Work to complete » Go through the records below from the first line and print each one exactly, stopping after the line that contains "ax.set_ylabel('Amount of Cr(VI)". Do not print pictures or anything past that line.

** start Records **

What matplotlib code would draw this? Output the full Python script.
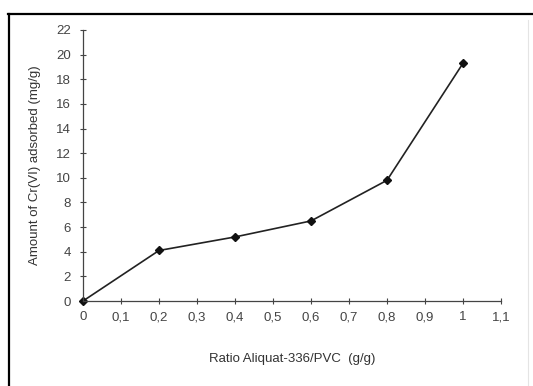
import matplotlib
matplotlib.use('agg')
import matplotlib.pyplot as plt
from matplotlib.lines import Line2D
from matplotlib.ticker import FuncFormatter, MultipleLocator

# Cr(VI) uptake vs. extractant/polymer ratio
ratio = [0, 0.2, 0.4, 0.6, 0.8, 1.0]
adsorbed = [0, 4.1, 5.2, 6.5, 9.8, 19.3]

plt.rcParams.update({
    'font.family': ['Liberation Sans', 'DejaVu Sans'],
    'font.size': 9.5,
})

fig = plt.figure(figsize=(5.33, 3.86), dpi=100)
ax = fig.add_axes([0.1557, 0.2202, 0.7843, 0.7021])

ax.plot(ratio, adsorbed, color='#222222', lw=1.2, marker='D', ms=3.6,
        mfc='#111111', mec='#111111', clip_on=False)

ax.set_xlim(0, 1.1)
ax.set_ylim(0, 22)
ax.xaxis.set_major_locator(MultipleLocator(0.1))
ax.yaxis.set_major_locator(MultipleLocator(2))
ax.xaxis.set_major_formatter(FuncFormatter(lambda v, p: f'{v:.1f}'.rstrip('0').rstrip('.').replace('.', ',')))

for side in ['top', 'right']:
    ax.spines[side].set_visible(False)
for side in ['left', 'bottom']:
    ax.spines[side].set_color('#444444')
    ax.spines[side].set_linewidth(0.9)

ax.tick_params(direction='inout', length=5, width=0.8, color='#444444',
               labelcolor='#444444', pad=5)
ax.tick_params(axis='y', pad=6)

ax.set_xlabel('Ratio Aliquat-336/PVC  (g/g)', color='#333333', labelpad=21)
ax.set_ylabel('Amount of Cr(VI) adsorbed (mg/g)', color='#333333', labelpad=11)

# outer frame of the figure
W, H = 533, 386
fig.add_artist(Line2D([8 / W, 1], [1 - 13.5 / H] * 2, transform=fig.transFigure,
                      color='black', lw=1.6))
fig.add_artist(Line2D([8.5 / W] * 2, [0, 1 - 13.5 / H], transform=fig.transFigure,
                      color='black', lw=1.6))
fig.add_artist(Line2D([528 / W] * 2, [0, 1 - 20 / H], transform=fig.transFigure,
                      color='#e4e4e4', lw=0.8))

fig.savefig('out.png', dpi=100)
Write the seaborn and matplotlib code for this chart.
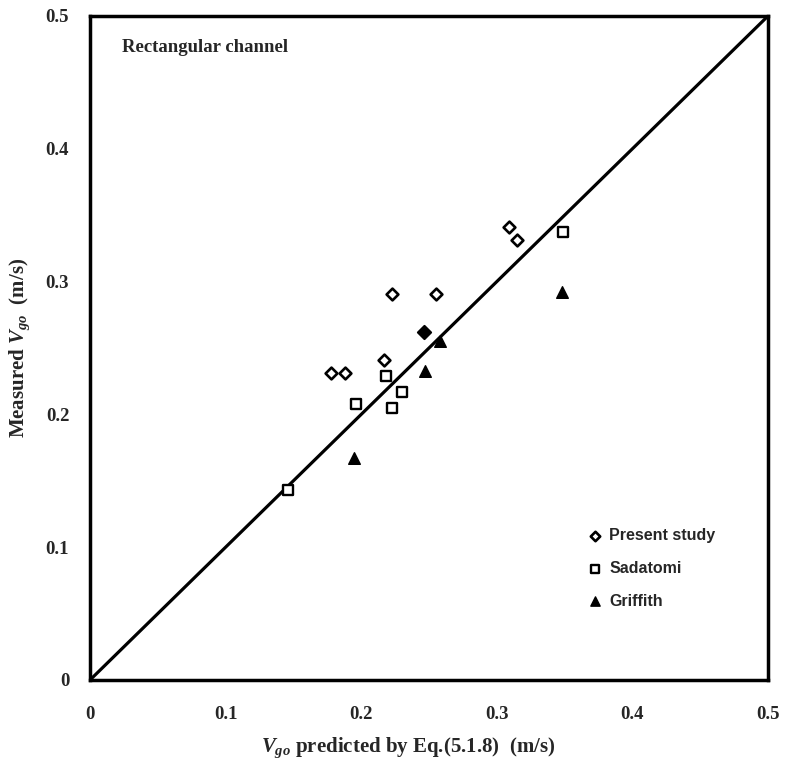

** end Records **

Written response »
What matplotlib code would draw this? Output the full Python script.
import matplotlib
matplotlib.use('agg')
import matplotlib.pyplot as plt
from matplotlib.lines import Line2D
from matplotlib.ticker import FuncFormatter, MultipleLocator

# Cr(VI) uptake vs. extractant/polymer ratio
ratio = [0, 0.2, 0.4, 0.6, 0.8, 1.0]
adsorbed = [0, 4.1, 5.2, 6.5, 9.8, 19.3]

plt.rcParams.update({
    'font.family': ['Liberation Sans', 'DejaVu Sans'],
    'font.size': 9.5,
})

fig = plt.figure(figsize=(5.33, 3.86), dpi=100)
ax = fig.add_axes([0.1557, 0.2202, 0.7843, 0.7021])

ax.plot(ratio, adsorbed, color='#222222', lw=1.2, marker='D', ms=3.6,
        mfc='#111111', mec='#111111', clip_on=False)

ax.set_xlim(0, 1.1)
ax.set_ylim(0, 22)
ax.xaxis.set_major_locator(MultipleLocator(0.1))
ax.yaxis.set_major_locator(MultipleLocator(2))
ax.xaxis.set_major_formatter(FuncFormatter(lambda v, p: f'{v:.1f}'.rstrip('0').rstrip('.').replace('.', ',')))

for side in ['top', 'right']:
    ax.spines[side].set_visible(False)
for side in ['left', 'bottom']:
    ax.spines[side].set_color('#444444')
    ax.spines[side].set_linewidth(0.9)

ax.tick_params(direction='inout', length=5, width=0.8, color='#444444',
               labelcolor='#444444', pad=5)
ax.tick_params(axis='y', pad=6)

ax.set_xlabel('Ratio Aliquat-336/PVC  (g/g)', color='#333333', labelpad=21)
ax.set_ylabel('Amount of Cr(VI) adsorbed (mg/g)', color='#333333', labelpad=11)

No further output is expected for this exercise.